Task details =>
Retype nothing but the lines from the start of the material up to and including the line with "plt.rcParams['font.family'] = ['Open". Pictures don't belong in the copy.
++++++++++++++++++++
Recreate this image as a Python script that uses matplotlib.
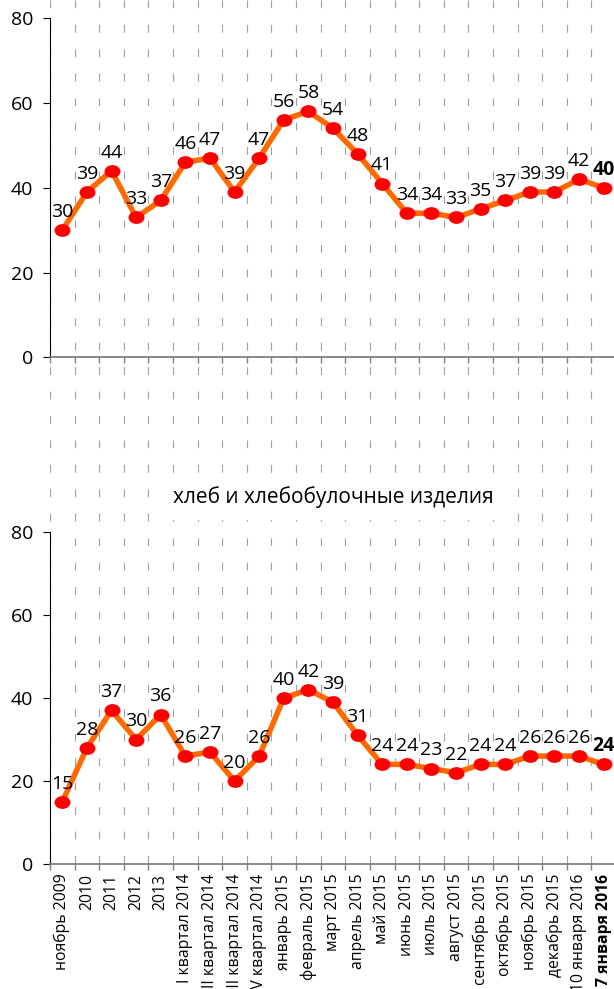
import numpy as np
import matplotlib
matplotlib.use("Agg")
import matplotlib.pyplot as plt
from matplotlib.path import Path

plt.rcParams['font.family'] = ['Open Sans', 'DejaVu Sans']

# периоды
periods = ["ноябрь 2009", "2010", "2011", "2012", "2013",
           "I квартал 2014", "II квартал 2014", "III квартал 2014", "IV квартал 2014",
           "январь 2015", "февраль 2015", "март 2015", "апрель 2015", "май 2015",
           "июнь 2015", "июль 2015", "август 2015", "сентябрь 2015", "октябрь 2015",
           "ноябрь 2015", "декабрь 2015", "10 января 2016", "17 января 2016"]

# верхняя панель (без подписи)
top_values = [30, 39, 44, 33, 37, 46, 47, 39, 47, 56, 58, 54, 48, 41,
              34, 34, 33, 35, 37, 39, 39, 42, 40]

# хлеб и хлебобулочные изделия
bread_values = [15, 28, 37, 30, 36, 26, 27, 20, 26, 40, 42, 39, 31, 24,
                24, 23, 22, 24, 24, 26, 26, 26, 24]
bread_title = "хлеб и хлебобулочные изделия"

W, H = 614, 989
fig = plt.figure(figsize=(W / 100, H / 100), dpi=100)

left = 50 / W
width = 566 / W
x = np.arange(len(periods))
xlim = (-0.5, len(periods) - 0.5)
bounds = np.arange(-0.5, len(periods), 1.0)

# фоновая сетка через всю картинку
bg_bottom = 1 - 864 / H
bg = fig.add_axes([left, bg_bottom, width, 1 - bg_bottom])
bg.set_xlim(*xlim)
bg.set_ylim(0, 1)
bg.axis('off')
for b in bounds:
    bg.plot([b, b], [1, 0], color='#a0a0a0', lw=0.8,
            dashes=(7, 15), solid_capstyle='butt', dash_capstyle='butt')

circ = Path.unit_circle()
ellipse = Path(circ.vertices * np.array([1.0, 0.8]), circ.codes)


def draw_panel(rect, values, show_labels):
    ax = fig.add_axes(rect)
    ax.set_facecolor('none')
    ax.plot(x, values, color='#ff6a00', lw=4, zorder=3)
    ax.plot(x, values, ls='none', marker=ellipse, markersize=11.5,
            color='#ff0000', markeredgewidth=0, zorder=4)
    for i, v in enumerate(values):
        last = i == len(values) - 1
        ax.annotate(str(v), (i, v), xytext=(0, 9.5), textcoords='offset points',
                    ha='center', va='baseline', fontsize=14,
                    fontweight='bold' if last else 'normal', zorder=5,
                    annotation_clip=False)
    ax.set_xlim(*xlim)
    ax.set_ylim(0, 80)
    ax.set_yticks([0, 20, 40, 60, 80])
    ax.tick_params(axis='y', direction='out', length=5, width=0.8,
                   color='black', labelsize=14, pad=7)
    ax.set_xticks(bounds)
    ax.set_xticklabels([])
    ax.tick_params(axis='x', which='major', direction='out', length=4.5,
                   width=1, color='#808080')
    ax.set_xticks(x, minor=True)
    if show_labels:
        ax.set_xticklabels(periods, minor=True, rotation=90, fontsize=11.3,
                           ha='center', va='top')
        ax.get_xticklabels(minor=True)[-1].set_fontweight('bold')
    else:
        ax.set_xticklabels([], minor=True)
    ax.tick_params(axis='x', which='minor', length=0, pad=7)
    for s in ('top', 'right'):
        ax.spines[s].set_visible(False)
    ax.spines['left'].set_color('black')
    ax.spines['left'].set_linewidth(0.8)
    ax.spines['bottom'].set_color('#808080')
    ax.spines['bottom'].set_linewidth(1.3)
    return ax


top_b = 1 - 357.5 / H
top_t = 1 - 18 / H
ax1 = draw_panel([left, top_b, width, top_t - top_b], top_values, False)

bot_b = 1 - 864 / H
bot_t = 1 - 532 / H
ax2 = draw_panel([left, bot_b, width, bot_t - bot_b], bread_values, True)

fig.text(left + width / 2, 1 - 497 / H, bread_title, ha='center', va='center',
         fontsize=15, zorder=10,
         bbox=dict(boxstyle='square,pad=0.6', fc='white', ec='none'))

fig.savefig("out.png", dpi=100)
++++++++++++++++++++
Answer to the exercise =>
Recreate this image as a Python script that uses matplotlib.
import numpy as np
import matplotlib
matplotlib.use("Agg")
import matplotlib.pyplot as plt
from matplotlib.path import Path

plt.rcParams['font.family'] = ['Open Sans', 'DejaVu Sans']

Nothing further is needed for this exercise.